Pound Cake Heaven is open, jazz club still on the horizon, in theory

At the future site of Babylon Bistro, owner Saba Tedla, who also owns Aksum, the popular Mediterranean eatery at 47th & Baltimore, purchased the properties a year ago, with plans to open a ground-floor restaurant and gut and renovate the apartments above. Six one-bedroom units with hardwood floors and granite countertops, starting at $750/month, were completed in October.

But before Tedla will move forward with her restaurant plan, she will have to go through an involved community process that requires eight different organizations to sign-off on the project, like Cedar Park Neighbors and the People's Baptist Church further down the block. That also includes some, according to Tedla, who are not part of the immediate neighborhood.

“There are people not in this immediate neighborhood making the decisions how we try to do business in our neighborhood,” said Tedla.

Paper in the windows at the future Babylon Bistro

If Tedla cannot get the license, she will still open a business here, but it will not be with the same vision she had of the restaurant as a large neighborhood destination, one that would have meant an investment of over $100K. Without the liquor license, it will much more difficult to generate the revenue needed to justify such a large outlay. Before Tedla appears at a January hearing for the license, she wants to be sure all the details are covered. That means Babylon Bistro could open by late winter or early spring if all goes well.

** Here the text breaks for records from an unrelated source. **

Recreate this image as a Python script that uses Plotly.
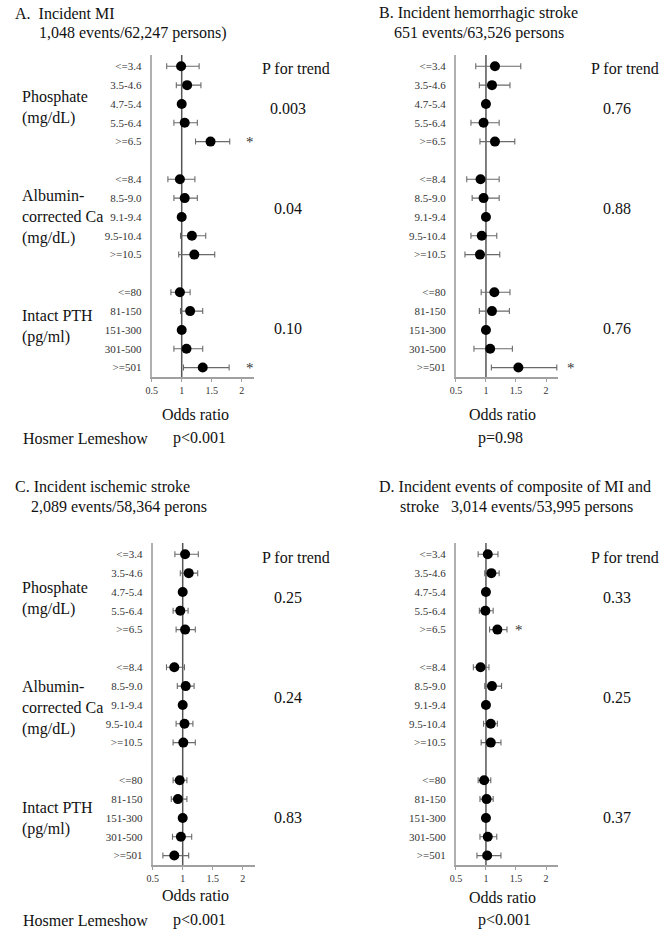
import plotly.graph_objects as go

W, H = 670, 932
FONT = "Liberation Serif"

# ---------------- data ----------------
cat_phos = ["&lt;=3.4", "3.5-4.6", "4.7-5.4", "5.5-6.4", "&gt;=6.5"]
cat_ca = ["&lt;=8.4", "8.5-9.0", "9.1-9.4", "9.5-10.4", "&gt;=10.5"]
cat_pth = ["&lt;=80", "81-150", "151-300", "301-500", "&gt;=501"]
categories = cat_phos + cat_ca + cat_pth

# odds ratios and 95% CI (None = reference category)
or_A = [0.99, 1.09, 1.00, 1.05, 1.48, 0.97, 1.05, 1.00, 1.17, 1.21, 0.97, 1.14, 1.00, 1.08, 1.35]
lo_A = [0.75, 0.91, None, 0.87, 1.23, 0.77, 0.87, None, 0.98, 0.95, 0.82, 0.98, None, 0.87, 1.03]
hi_A = [1.29, 1.32, None, 1.26, 1.80, 1.22, 1.26, None, 1.40, 1.55, 1.14, 1.35, None, 1.35, 1.79]

or_B = [1.15, 1.10, 1.00, 0.96, 1.15, 0.91, 0.96, 1.00, 0.93, 0.90, 1.14, 1.10, 1.00, 1.07, 1.54]
lo_B = [0.83, 0.89, None, 0.75, 0.90, 0.68, 0.77, None, 0.75, 0.65, 0.92, 0.89, None, 0.80, 1.09]
hi_B = [1.58, 1.40, None, 1.22, 1.48, 1.22, 1.22, None, 1.18, 1.23, 1.40, 1.39, None, 1.44, 2.18]

or_C = [1.04, 1.10, 1.00, 0.96, 1.04, 0.86, 1.05, 1.00, 1.03, 1.01, 0.95, 0.92, 1.00, 0.97, 0.86]
lo_C = [0.87, 0.96, None, 0.84, 0.89, 0.73, 0.91, None, 0.89, 0.84, 0.84, 0.81, None, 0.83, 0.67]
hi_C = [1.26, 1.25, None, 1.09, 1.21, 1.03, 1.19, None, 1.17, 1.21, 1.07, 1.07, None, 1.15, 1.10]

or_D = [1.03, 1.09, 1.00, 0.99, 1.19, 0.91, 1.10, 1.00, 1.08, 1.08, 0.97, 1.01, 1.00, 1.03, 1.02]
lo_D = [0.87, 0.98, None, 0.89, 1.06, 0.79, 0.98, None, 0.96, 0.92, 0.87, 0.90, None, 0.90, 0.85]
hi_D = [1.20, 1.22, None, 1.12, 1.35, 1.05, 1.26, None, 1.19, 1.25, 1.08, 1.12, None, 1.18, 1.25]

p_trend_A = ["0.003", "0.04", "0.10"]
p_trend_B = ["0.76", "0.88", "0.76"]
p_trend_C = ["0.25", "0.24", "0.83"]
p_trend_D = ["0.33", "0.25", "0.37"]

hosmer_A = "p&lt;0.001"
hosmer_B = "p=0.98"
hosmer_C = "p&lt;0.001"
hosmer_D = "p&lt;0.001"

# rows flagged with an asterisk
star_A = [">=6.5", ">=501"]
star_B = [">=501"]
star_C = []
star_D = [">=6.5"]

xticks = [0.5, 1, 1.5, 2]

# slot positions: 5 rows per group, one blank row between groups
slots = [g * 6 + r for g in range(3) for r in range(5)]


def px(x):
    return x / W


def py(y):
    return 1 - y / H


panels = [
    dict(key="A", orv=or_A, lo=lo_A, hi=hi_A, xd=(147, 250), yd=(55, 377), stars=star_A, star_x=246),
    dict(key="B", orv=or_B, lo=lo_B, hi=hi_B, xd=(454, 557), yd=(55, 377), stars=star_B, star_x=570),
    dict(key="C", orv=or_C, lo=lo_C, hi=hi_C, xd=(148, 251), yd=(543, 865), stars=star_C, star_x=246),
    dict(key="D", orv=or_D, lo=lo_D, hi=hi_D, xd=(454, 557), yd=(543, 865), stars=star_D, star_x=518),
]

fig = go.Figure()
annotations = []
shapes = []


def add_text(text, x, y, size=16, xanchor="left", color="#111", align="left"):
    annotations.append(dict(
        text=text, x=px(x), y=py(y), xref="paper", yref="paper",
        xanchor=xanchor, yanchor="middle", showarrow=False, align=align,
        font=dict(family=FONT, size=size, color=color)))


plain_cats = [c.replace("&lt;", "<").replace("&gt;", ">") for c in categories]

for i, p in enumerate(panels):
    n = i + 1
    xa = "x" if n == 1 else f"x{n}"
    ya = "y" if n == 1 else f"y{n}"
    plus = [(h - o) if h is not None else 0 for o, h in zip(p["orv"], p["hi"])]
    minus = [(o - l) if l is not None else 0 for o, l in zip(p["orv"], p["lo"])]
    fig.add_trace(go.Scatter(
        x=p["orv"], y=slots, mode="markers", xaxis=xa, yaxis=ya,
        marker=dict(color="black", size=10),
        error_x=dict(type="data", symmetric=False, array=plus, arrayminus=minus,
                     color="#6a6a6a", thickness=1.1, width=3),
        showlegend=False, hoverinfo="x+y"))
    # reference line at OR = 1
    shapes.append(dict(type="line", xref=xa, yref=f"{ya} domain", x0=1, x1=1, y0=0, y1=1,
                       line=dict(color="#555", width=1.5), layer="below"))
    axis_x = dict(
        domain=[px(p["xd"][0]), px(p["xd"][1])], range=[0.5, 2.2],
        anchor=ya, showgrid=False, zeroline=False, showline=True,
        linecolor="#a0a0a0", linewidth=2, tickvals=xticks,
        ticktext=[str(t) for t in xticks], ticks="outside", ticklen=3,
        tickcolor="#a0a0a0", tickfont=dict(family=FONT, size=10, color="#333"))
    axis_y = dict(
        domain=[py(p["yd"][1]), py(p["yd"][0])], range=[16.5, -0.6],
        anchor=xa, showgrid=False, zeroline=False, showline=True,
        linecolor="#b0b0b0", linewidth=2, tickvals=slots, ticktext=categories,
        ticks="", ticklabelstandoff=6,
        tickfont=dict(family=FONT, size=11, color="#333"))
    fig.layout[f"xaxis{'' if n == 1 else n}"] = axis_x
    fig.layout[f"yaxis{'' if n == 1 else n}"] = axis_y
    for s in p["stars"]:
        k = plain_cats.index(s)
        annotations.append(dict(
            text="*", x=px(p["star_x"]), y=slots[k], xref="paper", yref=ya,
            xanchor="center", yanchor="middle", showarrow=False,
            font=dict(family=FONT, size=15, color="#333")))

# ---------------- texts ----------------
add_text("A.  Incident MI", 7, 13)
add_text("1,048 events/62,247 persons)", 31, 33)
add_text("B. Incident hemorrhagic stroke", 477, 13, xanchor="center")
add_text("651 events/63,526 persons", 477, 33, xanchor="center")
add_text("C. Incident ischemic stroke", 7, 487)
add_text("2,089 events/58,364 perons", 23, 507)
add_text("D. Incident events of composite of MI and", 514, 487, xanchor="center")
add_text("stroke   3,014 events/53,995 persons", 515, 507, xanchor="center")

for yc in ([107, 217, 327], [598, 708, 818]):
    add_text("Phosphate<br>(mg/dL)", 14, yc[0])
    add_text("Albumin-<br>corrected Ca<br>(mg/dL)", 14, yc[1])
    add_text("Intact PTH<br>(pg/ml)", 14, yc[2])

for (xc, ytop, vals, pys) in [
    (293, 68, p_trend_A, [108, 208, 328]),
    (625, 68, p_trend_B, [108, 208, 328]),
    (293, 557, p_trend_C, [597, 697, 817]),
    (625, 557, p_trend_D, [597, 697, 817]),
]:
    add_text("P for trend", xc, ytop, xanchor="center")
    for v, yv in zip(vals, pys):
        add_text(v, xc - 8, yv, xanchor="center")

add_text("Odds ratio", 191, 414, xanchor="center")
add_text("Odds ratio", 501, 414, xanchor="center")
add_text("Odds ratio", 191, 895, xanchor="center")
add_text("Odds ratio", 501, 897, xanchor="center")

add_text("Hosmer Lemeshow", 15, 438)
add_text(hosmer_A, 195, 438, xanchor="center")
add_text(hosmer_B, 499, 438, xanchor="center")
add_text("Hosmer Lemeshow", 15, 920)
add_text(hosmer_C, 195, 920, xanchor="center")
add_text(hosmer_D, 503, 920, xanchor="center")

fig.update_layout(
    width=W, height=H, margin=dict(l=0, r=0, t=0, b=0),
    paper_bgcolor="white", plot_bgcolor="white",
    annotations=annotations, shapes=shapes,
    font=dict(family=FONT, color="#111"))

fig.write_html(
    "out.html",
    config={"displayModeBar": False},
    post_script="document.body.style.margin='0';document.body.style.overflow='hidden';"
                "document.documentElement.style.overflow='hidden';")
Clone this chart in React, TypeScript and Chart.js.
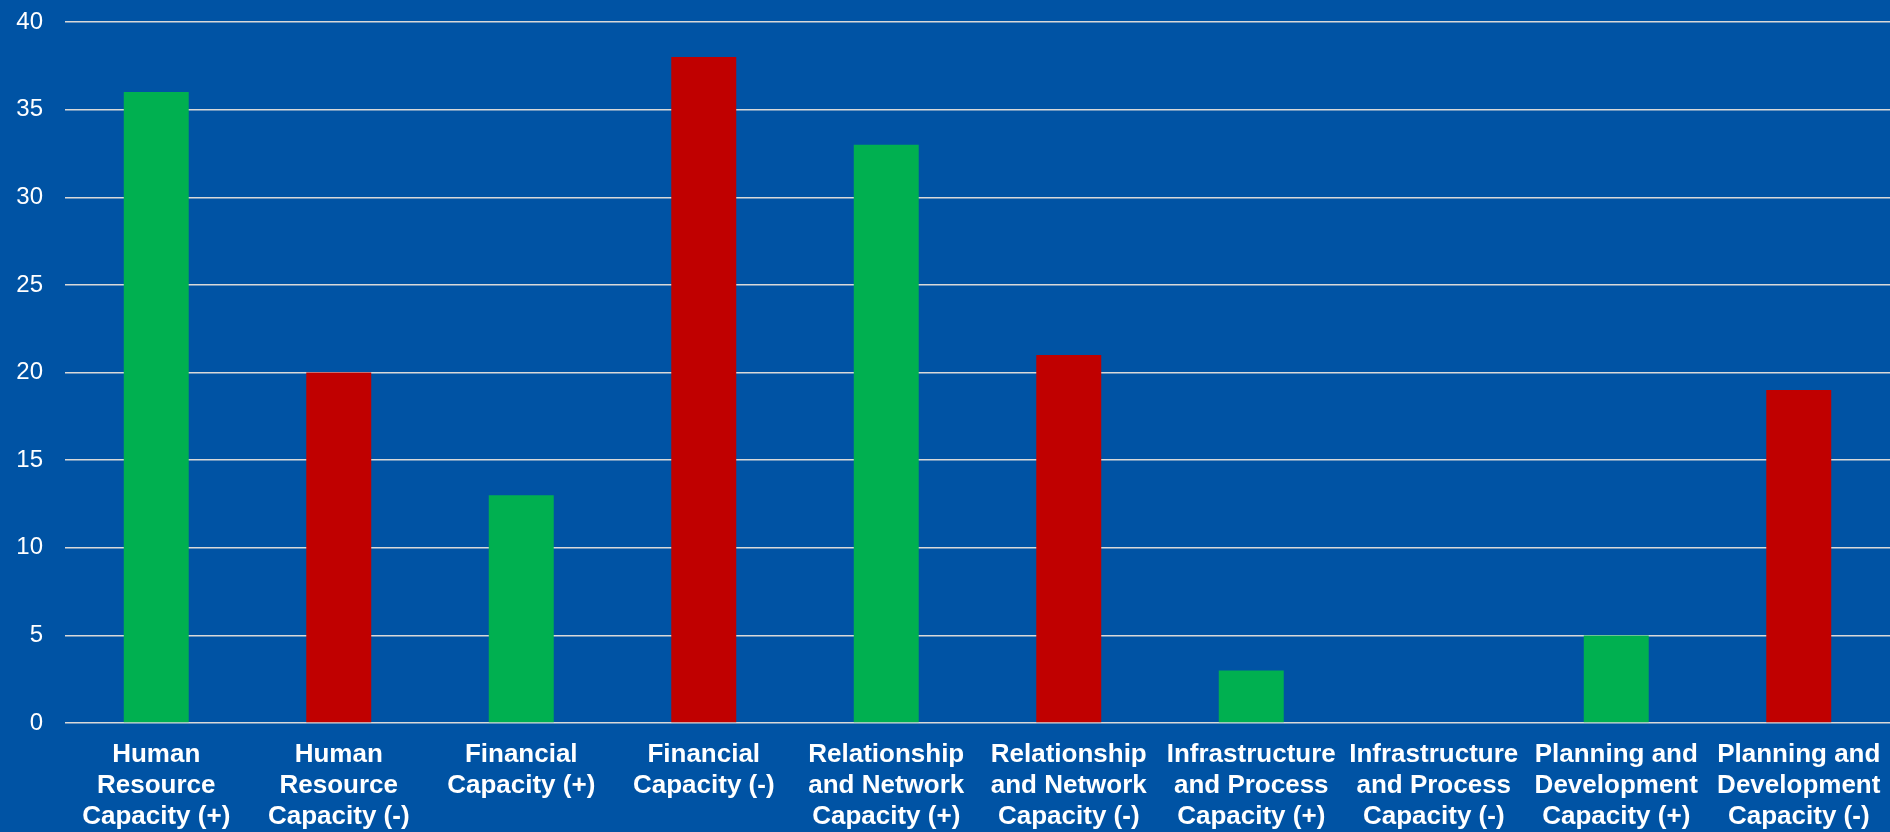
import React, { useEffect, useRef } from "react";
import { Chart, registerables } from "chart.js";

Chart.register(...registerables);

const categories: string[][] = [
  ["Human", "Resource", "Capacity (+)"],
  ["Human", "Resource", "Capacity (-)"],
  ["Financial", "Capacity (+)"],
  ["Financial", "Capacity (-)"],
  ["Relationship", "and Network", "Capacity (+)"],
  ["Relationship", "and Network", "Capacity (-)"],
  ["Infrastructure", "and Process", "Capacity (+)"],
  ["Infrastructure", "and Process", "Capacity (-)"],
  ["Planning and", "Development", "Capacity (+)"],
  ["Planning and", "Development", "Capacity (-)"],
];

const values: number[] = [36, 20, 13, 38, 33, 21, 3, 0, 5, 19];

const barColors: string[] = [
  "#00B050", "#C00000", "#00B050", "#C00000", "#00B050",
  "#C00000", "#00B050", "#C00000", "#00B050", "#C00000",
];

const yTicks: number[] = [0, 5, 10, 15, 20, 25, 30, 35, 40];

const BG = "#0053A4";
const FONT = "'Liberation Sans', Arial, sans-serif";

export default function App() {
  const ref = useRef<HTMLCanvasElement | null>(null);

  useEffect(() => {
    document.body.style.margin = "0";
    document.body.style.background = BG;
    if (!ref.current) return;
    const chart = new Chart(ref.current, {
      type: "bar",
      data: {
        labels: categories,
        datasets: [
          {
            data: values,
            backgroundColor: barColors,
            borderWidth: 0,
            categoryPercentage: 1,
            barPercentage: 0.356,
          },
        ],
      },
      options: {
        animation: false,
        responsive: true,
        maintainAspectRatio: false,
        layout: { padding: { top: 22, left: 0, right: 0, bottom: 0 } },
        plugins: {
          legend: { display: false },
          tooltip: { enabled: false },
        },
        scales: {
          x: {
            afterFit: (s: any) => {
              s.paddingLeft = 0;
              s.paddingRight = 0;
              s.height = 109;
            },
            grid: { display: false, drawTicks: false },
            border: { display: false },
            ticks: {
              color: "#FFFFFF",
              autoSkip: false,
              maxRotation: 0,
              minRotation: 0,
              padding: 16,
              font: { family: FONT, size: 26, weight: "bold", lineHeight: 1.2 },
            },
          },
          y: {
            min: yTicks[0],
            max: yTicks[yTicks.length - 1],
            afterFit: (s: any) => {
              s.width = 65;
              s.paddingTop = 0;
              s.paddingBottom = 0;
            },
            grid: { color: "#D9D9D9", lineWidth: 1.5, drawTicks: false },
            border: { display: false },
            ticks: {
              stepSize: 5,
              color: "#FFFFFF",
              padding: 22,
              font: { family: FONT, size: 24 },
            },
          },
        },
      },
    });
    return () => chart.destroy();
  }, []);

  return (
    <div style={{ width: 1890, height: 832, background: BG, position: "relative" }}>
      <canvas ref={ref} />
    </div>
  );
}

So while it will still be a few months before any more changes continue on the ground-floor along this block, it's interesting to note that the apartments in this building were going for around $200 less per month before the improvements. With the influx of new retail and continued improvements of buildings in Cedar Park, this is consistent with other rising rent stories we've heard before. And we would bet that the rents will continue to rise here in the years to come.